SLIDE 6 BP 3Q10 Results Presentation Script 6 The Upstream segment is to be restructured from a single business into three functional divisions, Exploration, Development and Production, to further deepen our focus on functional excellence. We will also be carrying out a detailed and wide- ranging review of how the segment manages third-party contractors. We have announced a fundamental review of how we incentivize business performance, including reward strategy, with the aim of further encouraging excellence in safety and risk management.

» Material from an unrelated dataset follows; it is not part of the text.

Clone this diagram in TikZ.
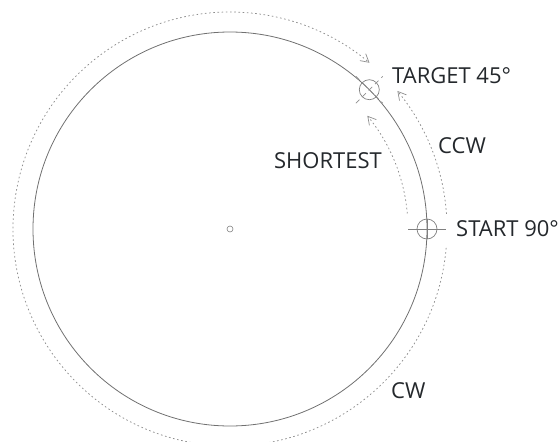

As previously indicated, the Board will review its position on future dividend payments at the time of the issuance of the fourth-quarter 2010 results in February
- 2011. No decision will be taken until then, but the improving financial condition of
the company and strength of disposal proceeds are encouraging, and balance our commitment to fund the escrow account at $5 billion per year through 2013 and the need to retain a high degree of financial flexibility. In conclusion, I am encouraged by how well our businesses have continued to perform, despite events in the Gulf of Mexico. These results demonstrate both the strength of our underlying businesses and assets, and the determination of our employees to move the company forward. Across the Group the focus is on safe and reliable operations and the management of risk. This is the foundation necessary to rebuild trust in BP and restore value for our shareholders. Thank you for listening. Fergus and I would now be happy to take your questions.